* Begin *
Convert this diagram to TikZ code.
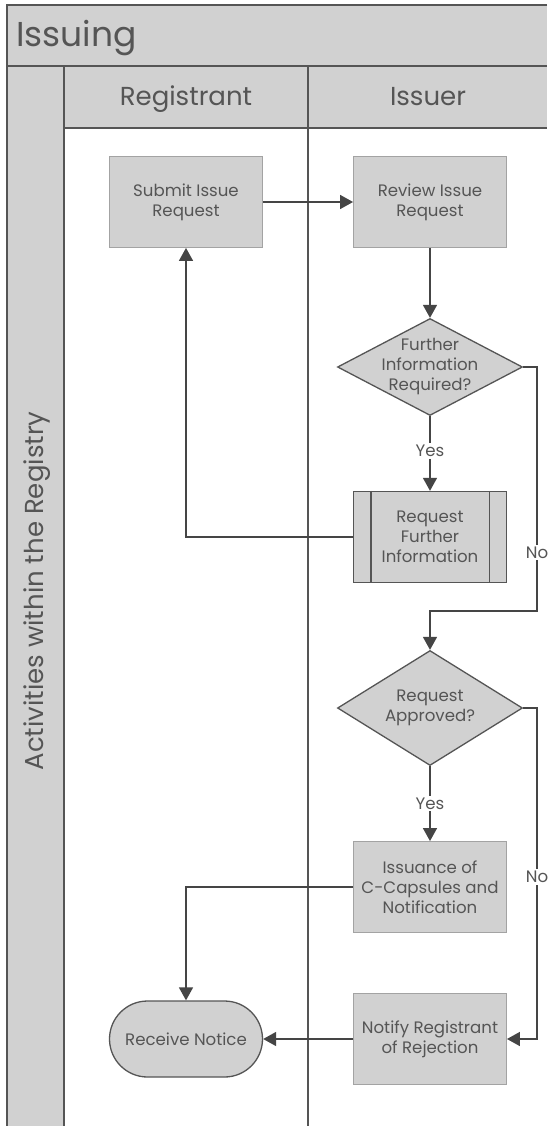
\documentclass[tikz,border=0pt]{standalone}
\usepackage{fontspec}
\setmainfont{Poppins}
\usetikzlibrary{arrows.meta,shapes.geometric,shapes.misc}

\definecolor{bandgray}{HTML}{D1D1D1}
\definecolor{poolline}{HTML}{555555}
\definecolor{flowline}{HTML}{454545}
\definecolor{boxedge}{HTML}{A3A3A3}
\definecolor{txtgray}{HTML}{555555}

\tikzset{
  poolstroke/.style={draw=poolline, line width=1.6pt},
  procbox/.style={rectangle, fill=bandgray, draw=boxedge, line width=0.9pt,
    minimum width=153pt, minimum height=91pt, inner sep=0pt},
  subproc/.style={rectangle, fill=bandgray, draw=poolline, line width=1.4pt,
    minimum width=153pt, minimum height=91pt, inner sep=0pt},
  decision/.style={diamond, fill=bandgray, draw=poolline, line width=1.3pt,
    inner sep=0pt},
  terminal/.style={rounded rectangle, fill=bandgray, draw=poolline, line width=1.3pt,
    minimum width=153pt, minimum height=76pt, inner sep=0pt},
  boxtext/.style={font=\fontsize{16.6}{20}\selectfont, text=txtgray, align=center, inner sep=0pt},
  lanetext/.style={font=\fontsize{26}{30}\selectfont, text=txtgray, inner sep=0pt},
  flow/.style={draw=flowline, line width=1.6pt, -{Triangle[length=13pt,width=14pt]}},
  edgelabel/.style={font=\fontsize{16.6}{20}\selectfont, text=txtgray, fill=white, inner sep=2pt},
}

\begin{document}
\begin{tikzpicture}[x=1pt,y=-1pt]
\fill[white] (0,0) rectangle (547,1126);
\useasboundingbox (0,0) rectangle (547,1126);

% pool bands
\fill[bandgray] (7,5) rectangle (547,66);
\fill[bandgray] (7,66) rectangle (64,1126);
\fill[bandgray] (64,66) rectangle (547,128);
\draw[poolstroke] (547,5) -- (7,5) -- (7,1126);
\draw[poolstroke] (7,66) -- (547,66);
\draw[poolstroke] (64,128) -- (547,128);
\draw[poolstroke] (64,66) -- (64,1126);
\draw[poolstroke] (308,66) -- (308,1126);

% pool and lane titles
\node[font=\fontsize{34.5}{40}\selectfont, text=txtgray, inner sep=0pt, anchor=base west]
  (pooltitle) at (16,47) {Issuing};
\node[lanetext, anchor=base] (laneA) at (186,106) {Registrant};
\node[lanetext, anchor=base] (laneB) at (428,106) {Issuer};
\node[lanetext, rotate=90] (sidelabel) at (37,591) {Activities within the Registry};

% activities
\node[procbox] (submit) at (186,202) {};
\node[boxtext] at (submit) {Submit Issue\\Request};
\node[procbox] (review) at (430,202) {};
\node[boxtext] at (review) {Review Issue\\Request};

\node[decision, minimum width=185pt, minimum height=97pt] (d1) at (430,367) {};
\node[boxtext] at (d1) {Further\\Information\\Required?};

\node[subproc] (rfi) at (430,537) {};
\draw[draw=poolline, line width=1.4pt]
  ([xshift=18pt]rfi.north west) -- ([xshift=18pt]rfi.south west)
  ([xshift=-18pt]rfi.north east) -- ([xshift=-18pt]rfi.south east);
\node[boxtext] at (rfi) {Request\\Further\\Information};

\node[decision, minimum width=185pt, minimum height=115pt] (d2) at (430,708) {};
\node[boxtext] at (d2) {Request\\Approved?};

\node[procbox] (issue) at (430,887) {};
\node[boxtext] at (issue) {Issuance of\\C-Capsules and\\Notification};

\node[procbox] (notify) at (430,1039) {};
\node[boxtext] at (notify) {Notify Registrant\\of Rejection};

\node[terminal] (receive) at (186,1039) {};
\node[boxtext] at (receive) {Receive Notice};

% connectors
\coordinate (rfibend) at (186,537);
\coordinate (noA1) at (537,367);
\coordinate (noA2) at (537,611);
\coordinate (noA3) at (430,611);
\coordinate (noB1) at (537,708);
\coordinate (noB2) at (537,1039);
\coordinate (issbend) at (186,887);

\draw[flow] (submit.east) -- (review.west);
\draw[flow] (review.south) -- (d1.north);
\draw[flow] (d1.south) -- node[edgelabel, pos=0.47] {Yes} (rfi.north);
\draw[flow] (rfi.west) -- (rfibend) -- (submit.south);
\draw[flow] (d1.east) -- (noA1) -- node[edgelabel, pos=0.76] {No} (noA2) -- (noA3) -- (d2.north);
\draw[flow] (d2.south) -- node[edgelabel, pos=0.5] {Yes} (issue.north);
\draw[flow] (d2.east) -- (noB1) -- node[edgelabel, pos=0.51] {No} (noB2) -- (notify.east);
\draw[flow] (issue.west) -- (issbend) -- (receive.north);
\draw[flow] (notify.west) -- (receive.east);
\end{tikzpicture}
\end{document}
* End *
● **Directions**: Print the whole listing above once more, word for word, without its pictures.

● **Task response**:
Convert this diagram to TikZ code.
\documentclass[tikz,border=0pt]{standalone}
\usepackage{fontspec}
\setmainfont{Poppins}
\usetikzlibrary{arrows.meta,shapes.geometric,shapes.misc}

\definecolor{bandgray}{HTML}{D1D1D1}
\definecolor{poolline}{HTML}{555555}
\definecolor{flowline}{HTML}{454545}
\definecolor{boxedge}{HTML}{A3A3A3}
\definecolor{txtgray}{HTML}{555555}

\tikzset{
  poolstroke/.style={draw=poolline, line width=1.6pt},
  procbox/.style={rectangle, fill=bandgray, draw=boxedge, line width=0.9pt,
    minimum width=153pt, minimum height=91pt, inner sep=0pt},
  subproc/.style={rectangle, fill=bandgray, draw=poolline, line width=1.4pt,
    minimum width=153pt, minimum height=91pt, inner sep=0pt},
  decision/.style={diamond, fill=bandgray, draw=poolline, line width=1.3pt,
    inner sep=0pt},
  terminal/.style={rounded rectangle, fill=bandgray, draw=poolline, line width=1.3pt,
    minimum width=153pt, minimum height=76pt, inner sep=0pt},
  boxtext/.style={font=\fontsize{16.6}{20}\selectfont, text=txtgray, align=center, inner sep=0pt},
  lanetext/.style={font=\fontsize{26}{30}\selectfont, text=txtgray, inner sep=0pt},
  flow/.style={draw=flowline, line width=1.6pt, -{Triangle[length=13pt,width=14pt]}},
  edgelabel/.style={font=\fontsize{16.6}{20}\selectfont, text=txtgray, fill=white, inner sep=2pt},
}

\begin{document}
\begin{tikzpicture}[x=1pt,y=-1pt]
\fill[white] (0,0) rectangle (547,1126);
\useasboundingbox (0,0) rectangle (547,1126);

% pool bands
\fill[bandgray] (7,5) rectangle (547,66);
\fill[bandgray] (7,66) rectangle (64,1126);
\fill[bandgray] (64,66) rectangle (547,128);
\draw[poolstroke] (547,5) -- (7,5) -- (7,1126);
\draw[poolstroke] (7,66) -- (547,66);
\draw[poolstroke] (64,128) -- (547,128);
\draw[poolstroke] (64,66) -- (64,1126);
\draw[poolstroke] (308,66) -- (308,1126);

% pool and lane titles
\node[font=\fontsize{34.5}{40}\selectfont, text=txtgray, inner sep=0pt, anchor=base west]
  (pooltitle) at (16,47) {Issuing};
\node[lanetext, anchor=base] (laneA) at (186,106) {Registrant};
\node[lanetext, anchor=base] (laneB) at (428,106) {Issuer};
\node[lanetext, rotate=90] (sidelabel) at (37,591) {Activities within the Registry};

% activities
\node[procbox] (submit) at (186,202) {};
\node[boxtext] at (submit) {Submit Issue\\Request};
\node[procbox] (review) at (430,202) {};
\node[boxtext] at (review) {Review Issue\\Request};

\node[decision, minimum width=185pt, minimum height=97pt] (d1) at (430,367) {};
\node[boxtext] at (d1) {Further\\Information\\Required?};

\node[subproc] (rfi) at (430,537) {};
\draw[draw=poolline, line width=1.4pt]
  ([xshift=18pt]rfi.north west) -- ([xshift=18pt]rfi.south west)
  ([xshift=-18pt]rfi.north east) -- ([xshift=-18pt]rfi.south east);
\node[boxtext] at (rfi) {Request\\Further\\Information};

\node[decision, minimum width=185pt, minimum height=115pt] (d2) at (430,708) {};
\node[boxtext] at (d2) {Request\\Approved?};

\node[procbox] (issue) at (430,887) {};
\node[boxtext] at (issue) {Issuance of\\C-Capsules and\\Notification};

\node[procbox] (notify) at (430,1039) {};
\node[boxtext] at (notify) {Notify Registrant\\of Rejection};

\node[terminal] (receive) at (186,1039) {};
\node[boxtext] at (receive) {Receive Notice};

% connectors
\coordinate (rfibend) at (186,537);
\coordinate (noA1) at (537,367);
\coordinate (noA2) at (537,611);
\coordinate (noA3) at (430,611);
\coordinate (noB1) at (537,708);
\coordinate (noB2) at (537,1039);
\coordinate (issbend) at (186,887);

\draw[flow] (submit.east) -- (review.west);
\draw[flow] (review.south) -- (d1.north);
\draw[flow] (d1.south) -- node[edgelabel, pos=0.47] {Yes} (rfi.north);
\draw[flow] (rfi.west) -- (rfibend) -- (submit.south);
\draw[flow] (d1.east) -- (noA1) -- node[edgelabel, pos=0.76] {No} (noA2) -- (noA3) -- (d2.north);
\draw[flow] (d2.south) -- node[edgelabel, pos=0.5] {Yes} (issue.north);
\draw[flow] (d2.east) -- (noB1) -- node[edgelabel, pos=0.51] {No} (noB2) -- (notify.east);
\draw[flow] (issue.west) -- (issbend) -- (receive.north);
\draw[flow] (notify.west) -- (receive.east);
\end{tikzpicture}
\end{document}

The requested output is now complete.